Instructions for the task
Retype word for word the first line of the listing and each line after it up to the line with "from matplotlib.lines import Line2D", with the pictures taken out.

Entries with chart source code
◇ ◇ ◇ ◇

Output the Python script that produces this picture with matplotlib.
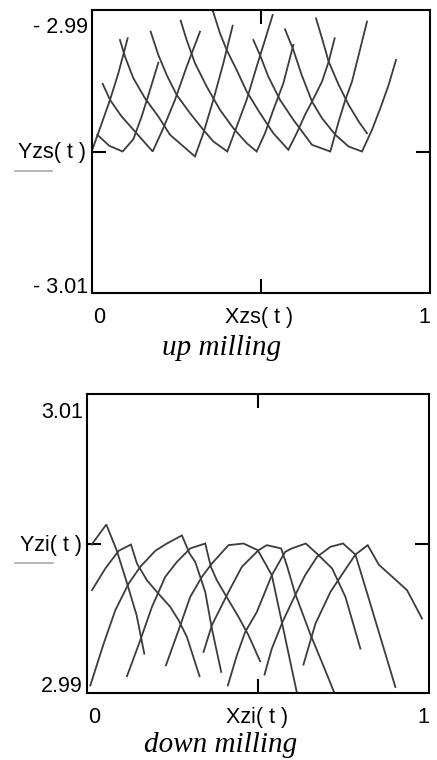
import matplotlib
matplotlib.use("Agg")
import matplotlib.pyplot as plt
from matplotlib.lines import Line2D

# ── Tooth-tip paths, up milling (Xzs(t), Yzs(t)) ────────────────────────────
xzs = [
    [0.0, 0.0237, 0.0533, 0.0779, 0.1055],
    [0.0158, 0.0513, 0.0907, 0.1223, 0.1469, 0.1716, 0.1963],
    [0.0316, 0.0533, 0.0878, 0.1272, 0.1795, 0.2110, 0.2456, 0.2801, 0.3195],
    [0.0828, 0.0976, 0.1223, 0.1568, 0.1963, 0.2308, 0.3047, 0.3294, 0.3590, 0.3886, 0.4162],
    [0.1736, 0.1963, 0.2209, 0.2505, 0.2899, 0.3294, 0.3590, 0.4004, 0.4280, 0.4576, 0.4872,
     0.5118, 0.5345],
    [0.2623, 0.2801, 0.3047, 0.3393, 0.3787, 0.4181, 0.4576, 0.4872, 0.5118, 0.5365, 0.5661,
     0.5957],
    [0.3521, 0.3787, 0.3984, 0.4280, 0.4576, 0.4970, 0.5365, 0.5809, 0.6055, 0.6302, 0.6509,
     0.6805, 0.7002, 0.7179],
    [0.4773, 0.4970, 0.5217, 0.5562, 0.5957, 0.6509, 0.7051, 0.7298, 0.7495, 0.7692, 0.7890,
     0.8136],
    [0.5710, 0.5957, 0.6203, 0.6509, 0.6805, 0.7199, 0.7594, 0.7988, 0.8284, 0.8531, 0.8777,
     0.8994],
    [0.6627, 0.6805, 0.7002, 0.7298, 0.7594, 0.7890, 0.8136],
]
yzs = [
    [-2.99993, -2.99835, -2.99635, -2.99447, -2.99200],
    [-2.99882, -2.99960, -3.00000, -2.99913, -2.99753, -2.99565, -2.99372],
    [-2.99522, -2.99635, -2.99753, -2.99859, -3.00000, -2.99835, -2.99635, -2.99400, -2.99153],
    [-2.99212, -2.99329, -2.99482, -2.99624, -2.99753, -2.99882, -3.00035, -2.99871, -2.99635,
     -2.99376, -2.99111],
    [-2.99153, -2.99318, -2.99459, -2.99600, -2.99729, -2.99847, -2.99929, -3.00000, -2.99824,
     -2.99635, -2.99400, -2.99212, -2.99035],
    [-2.99075, -2.99212, -2.99376, -2.99541, -2.99706, -2.99835, -2.99941, -3.00000, -2.99871,
     -2.99706, -2.99518, -2.99247],
    [-2.98965, -2.99165, -2.99282, -2.99424, -2.99576, -2.99729, -2.99871, -2.99988, -2.99871,
     -2.99741, -2.99647, -2.99506, -2.99365, -2.99200],
    [-2.99212, -2.99318, -2.99471, -2.99635, -2.99776, -2.99953, -3.00000, -2.99788, -2.99635,
     -2.99506, -2.99318, -2.99082],
    [-2.99136, -2.99282, -2.99459, -2.99647, -2.99765, -2.99882, -2.99965, -3.00000, -2.99847,
     -2.99694, -2.99529, -2.99353],
    [-2.99059, -2.99200, -2.99365, -2.99529, -2.99671, -2.99788, -2.99871],
]

# ── Tooth-tip paths, down milling (Xzi(t), Yzi(t)) ──────────────────────────
xzi = [
    [0.0136, 0.0565, 0.0867, 0.1159, 0.1451, 0.1675],
    [0.0146, 0.0536, 0.0925, 0.1285, 0.1461, 0.1753, 0.2045, 0.2434, 0.2678, 0.2921, 0.3291],
    [0.0097, 0.0487, 0.0828, 0.1217, 0.1558, 0.1996, 0.2337, 0.2775, 0.2999, 0.3165, 0.3457,
     0.3651, 0.3924],
    [0.1168, 0.1558, 0.1899, 0.2288, 0.2629, 0.3018, 0.3457, 0.3622, 0.3797, 0.4138, 0.4430,
     0.4723, 0.5063],
    [0.2308, 0.2678, 0.3018, 0.3359, 0.3651, 0.4138, 0.4576, 0.4995, 0.5404, 0.5696, 0.6164],
    [0.3408, 0.3651, 0.3797, 0.4138, 0.4528, 0.5015, 0.5258, 0.5677, 0.5842, 0.6086, 0.6524,
     0.6865, 0.7283],
    [0.4119, 0.4382, 0.4625, 0.4966, 0.5404, 0.5794, 0.5988, 0.6397, 0.6719, 0.7167, 0.7556,
     0.7994],
    [0.5190, 0.5404, 0.5716, 0.6086, 0.6378, 0.6728, 0.7118, 0.7488, 0.7848, 0.8238, 0.9017],
    [0.6329, 0.6680, 0.7118, 0.7410, 0.7848, 0.8208, 0.8530, 0.9357, 0.9796],
]
yzi = [
    [2.99993, 3.00127, 2.99955, 2.99743, 2.99520, 2.99263],
    [2.99688, 2.99833, 2.99951, 2.99993, 2.99866, 2.99754, 2.99676, 2.99576, 2.99487, 2.99375,
     2.99112],
    [2.99051, 2.99330, 2.99554, 2.99732, 2.99844, 2.99951, 3.00000, 3.00054, 2.99933, 2.99877,
     2.99676, 2.99431, 2.99141],
    [2.99112, 2.99353, 2.99576, 2.99777, 2.99877, 2.99967, 3.00000, 2.99844, 2.99754, 2.99621,
     2.99509, 2.99386, 2.99212],
    [2.99185, 2.99420, 2.99643, 2.99777, 2.99866, 2.99989, 3.00000, 2.99955, 2.99788, 2.99475,
     2.98973],
    [2.99275, 2.99453, 2.99520, 2.99676, 2.99844, 2.99955, 2.99989, 2.99967, 2.99855, 2.99665,
     2.99397, 2.99208, 2.98973],
    [2.99051, 2.99252, 2.99408, 2.99542, 2.99788, 2.99944, 2.99967, 3.00000, 2.99933, 2.99833,
     2.99643, 2.99297],
    [2.99123, 2.99297, 2.99475, 2.99654, 2.99788, 2.99911, 2.99978, 3.00000, 2.99926, 2.99632,
     2.99040],
    [2.99190, 2.99464, 2.99676, 2.99777, 2.99926, 2.99989, 2.99859, 2.99688, 2.99498],
]

up_ylim = (-3.01, -2.99)
dn_ylim = (2.99, 3.01)

W, H = 437, 760
SANS = "Liberation Sans"
SERIF = "Liberation Serif"
CURVE = "#3c3c3c"


def fx(px):
    return px / W


def fy(py):
    return 1 - py / H


def frame(ax, ylim):
    ax.set_xlim(0, 1)
    ax.set_ylim(*ylim)
    for s in ax.spines.values():
        s.set_linewidth(1.5)
        s.set_color("black")
    # Mathcad-style: a single inward tick at the middle of each side
    ax.set_xticks([0.5])
    ax.set_yticks([(ylim[0] + ylim[1]) / 2])
    ax.tick_params(direction="in", length=10, width=1.5, color="black",
                   top=True, right=True, labelbottom=False, labelleft=False)


fig = plt.figure(figsize=(W / 100, H / 100), dpi=100)
fig.patch.set_facecolor("white")

ax_up = fig.add_axes([fx(92), fy(293), fx(430) - fx(92), fy(10) - fy(293)])
ax_dn = fig.add_axes([fx(87), fy(693), fx(429) - fx(87), fy(394) - fy(693)])

for xs, ys in zip(xzs, yzs):
    ax_up.plot(xs, ys, color=CURVE, lw=1.3, solid_joinstyle="miter")
for xs, ys in zip(xzi, yzi):
    ax_dn.plot(xs, ys, color=CURVE, lw=1.3, solid_joinstyle="miter")

frame(ax_up, up_ylim)
frame(ax_dn, dn_ylim)

fs = 15.5
txt = dict(fontsize=fs, family=SANS, color="black")

# ── up milling labels ──
fig.text(fx(88), fy(33), "- 2.99", ha="right", va="baseline", **txt)
fig.text(fx(88), fy(293), "- 3.01", ha="right", va="baseline", **txt)
fig.text(fx(86), fy(158), "Yzs( t )", ha="right", va="baseline", **txt)
fig.add_artist(Line2D([fx(15), fx(52)], [fy(171), fy(171)], color="#a0a0a0", lw=1.1))
fig.text(fx(93), fy(323), "0", ha="left", va="baseline", **txt)
fig.text(fx(259), fy(323), "Xzs( t )", ha="center", va="baseline", **txt)
fig.text(fx(430), fy(323), "1", ha="right", va="baseline", **txt)
fig.text(fx(222), fy(355), "up milling", ha="center", va="baseline",
         fontsize=21, family=SERIF, style="italic")

# ── down milling labels ──
fig.text(fx(83), fy(418), "3.01", ha="right", va="baseline", **txt)
fig.text(fx(83), fy(692), "2.99", ha="right", va="baseline", **txt)
fig.text(fx(82), fy(551), "Yzi( t )", ha="right", va="baseline", **txt)
fig.add_artist(Line2D([fx(15), fx(53)], [fy(563), fy(563)], color="#a0a0a0", lw=1.1))
fig.text(fx(88), fy(723), "0", ha="left", va="baseline", **txt)
fig.text(fx(257), fy(723), "Xzi( t )", ha="center", va="baseline", **txt)
fig.text(fx(429), fy(723), "1", ha="right", va="baseline", **txt)
fig.text(fx(221), fy(752), "down milling", ha="center", va="baseline",
         fontsize=21, family=SERIF, style="italic")

fig.savefig("out.png", dpi=100)
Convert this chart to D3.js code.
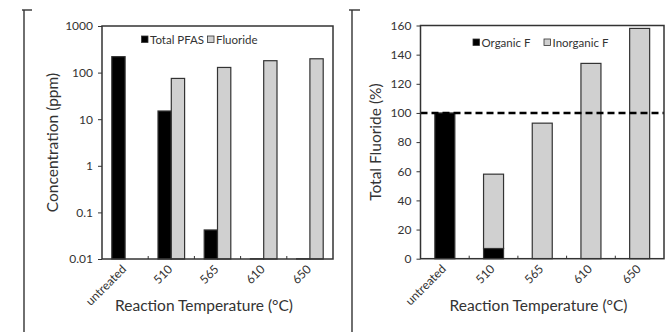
<!DOCTYPE html>
<html>
<head>
<meta charset="utf-8">
<script src="https://cdn.jsdelivr.net/npm/d3@7"></script>
<style>
  body { margin: 0; background: #fff; }
  svg { display: block; }
  text { font-family: Lato, "Open Sans", sans-serif; fill: #333; }
</style>
</head>
<body>
<svg id="chart" width="672" height="332"></svg>
<script>
// data
const temps = ["untreated", "510", "565", "610", "650"];
const totalPfas = [220, 15, 0.042, 0.0101, 0.0101];
const fluoride = [null, 75, 129, 180, 198];
const logTicks = [0.01, 0.1, 1, 10, 100, 1000];

const organicF = [100, 7, 0, 0, 0];
const inorganicF = [0, 51, 93, 134, 158];
const pctTicks = [0, 20, 40, 60, 80, 100, 120, 140, 160];
const refLine = 100;

const svg = d3.select("#chart");
const ink = "#333";

// outer brackets around each panel
[[24, 22, 32], [352, 349, 360]].forEach(([x, x0, x1]) => {
  svg.append("line").attr("x1", x).attr("x2", x).attr("y1", 10).attr("y2", 332)
    .attr("stroke", ink).attr("stroke-width", 1.4);
  svg.append("line").attr("x1", x0).attr("x2", x1).attr("y1", 10).attr("y2", 10)
    .attr("stroke", ink).attr("stroke-width", 1.4);
});

function frame(g, x, y, w, h) {
  g.append("rect").attr("x", x).attr("y", y).attr("width", w).attr("height", h)
    .attr("fill", "none").attr("stroke", ink).attr("stroke-width", 1.5);
}

function xAxis(g, x, bottom, title, titleX) {
  // small inward ticks at band boundaries
  temps.slice(1).forEach(t => {
    const bx = x(t) - x.step() * x.paddingInner() / 2;
    g.append("line").attr("x1", bx).attr("x2", bx).attr("y1", bottom).attr("y2", bottom - 3)
      .attr("stroke", ink).attr("stroke-width", 1);
  });
  temps.forEach(t => {
    const cx = x(t) + x.bandwidth() / 2 + 2;
    g.append("text").attr("transform", `translate(${cx},${bottom + 11}) rotate(-45)`)
      .attr("text-anchor", "end").attr("font-size", 12).text(t);
  });
  g.append("text").attr("x", titleX).attr("y", 311).attr("text-anchor", "middle")
    .attr("font-size", 15.5).text(title);
}

function legend(g, x, y, items) {
  let cx = x;
  items.forEach(([label, fill, gap]) => {
    g.append("rect").attr("x", cx).attr("y", y - 3.5).attr("width", 6.5).attr("height", 6.5)
      .attr("fill", fill).attr("stroke", ink).attr("stroke-width", 0.8);
    g.append("text").attr("x", cx + 8.5).attr("y", y).attr("dy", "0.35em")
      .attr("font-size", 11.5).text(label);
    cx += gap;
  });
}

// ---------- left panel: log concentration ----------
{
  const L = 102, R = 333, T = 26, B = 259;
  const g = svg.append("g");
  const x = d3.scaleBand().domain(temps).range([L, R]).padding(0);
  const y = d3.scaleLog().domain([0.01, 1000]).range([B, T]);
  const bw = 13.3;

  const rows = temps.map((t, i) => ({ t, pfas: totalPfas[i], fl: fluoride[i] }));
  const yAx = d3.axisLeft(y).tickValues(logTicks).tickSize(4).tickPadding(5)
    .tickFormat(d => String(d));
  const ya = g.append("g").attr("transform", `translate(${L},0)`).call(yAx);
  ya.select(".domain").remove();
  ya.selectAll("line").attr("stroke", ink);
  ya.selectAll("text").attr("font-size", 12).attr("fill", ink).attr("font-family", null);

  g.selectAll(".pf").data(rows.filter(d => d.pfas != null)).join("rect")
    .attr("x", d => x(d.t) + x.bandwidth() / 2 - bw)
    .attr("y", d => y(d.pfas)).attr("width", bw)
    .attr("height", d => y(0.01) - y(d.pfas))
    .attr("fill", "#000").attr("stroke", ink).attr("stroke-width", 1.2);
  g.selectAll(".fl").data(rows.filter(d => d.fl != null)).join("rect")
    .attr("x", d => x(d.t) + x.bandwidth() / 2)
    .attr("y", d => y(d.fl)).attr("width", bw)
    .attr("height", d => y(0.01) - y(d.fl))
    .attr("fill", "#d0d0d0").attr("stroke", ink).attr("stroke-width", 1.2);

  frame(g, L, T, R - L, B - T);
  xAxis(g, x, B, "Reaction Temperature (°C)", 204);
  g.append("text").attr("transform", `translate(58,${(T + B) / 2}) rotate(-90)`)
    .attr("text-anchor", "middle").attr("font-size", 15.5).text("Concentration (ppm)");
  legend(g, 141.5, 39.5, [["Total PFAS", "#000", 66], ["Fluoride", "#d0d0d0", 0]]);
}

// ---------- right panel: % total fluoride ----------
{
  const L = 420.5, R = 664, T = 25.5, B = 258.7;
  const g = svg.append("g");
  const x = d3.scaleBand().domain(temps).range([L, R]).padding(0);
  const y = d3.scaleLinear().domain([0, 160]).range([B, T]);
  const bw = 20;

  const stack = d3.stack().keys(["org", "inorg"])(
    temps.map((t, i) => ({ t, org: organicF[i], inorg: inorganicF[i] })));

  const yAx = d3.axisLeft(y).tickValues(pctTicks).tickSize(4).tickPadding(5);
  const ya = g.append("g").attr("transform", `translate(${L},0)`).call(yAx);
  ya.select(".domain").remove();
  ya.selectAll("line").attr("stroke", ink);
  ya.selectAll("text").attr("font-size", 12).attr("fill", ink).attr("font-family", null);

  const fills = { org: "#000", inorg: "#d0d0d0" };
  stack.forEach(s => {
    g.selectAll(".b" + s.key).data(s.filter(d => d[1] > d[0])).join("rect")
      .attr("x", d => x(d.data.t) + x.bandwidth() / 2 - bw / 2)
      .attr("y", d => y(d[1])).attr("width", bw)
      .attr("height", d => y(d[0]) - y(d[1]))
      .attr("fill", fills[s.key]).attr("stroke", ink).attr("stroke-width", 1.2);
  });

  g.append("line").attr("x1", L).attr("x2", R).attr("y1", y(refLine)).attr("y2", y(refLine))
    .attr("stroke", "#000").attr("stroke-width", 2.4).attr("stroke-dasharray", "7,4");

  frame(g, L, T, R - L, B - T);
  xAxis(g, x, B, "Reaction Temperature (°C)", 538.5);
  g.append("text").attr("transform", `translate(381,${(T + B) / 2}) rotate(-90)`)
    .attr("text-anchor", "middle").attr("font-size", 15.5).text("Total Fluoride (%)");
  legend(g, 473, 42.5, [["Organic F", "#000", 71], ["Inorganic F", "#d0d0d0", 0]]);
}
</script>
</body>
</html>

◇ ◇ ◇ ◇

Final answer
Output the Python script that produces this picture with matplotlib.
import matplotlib
matplotlib.use("Agg")
import matplotlib.pyplot as plt
from matplotlib.lines import Line2D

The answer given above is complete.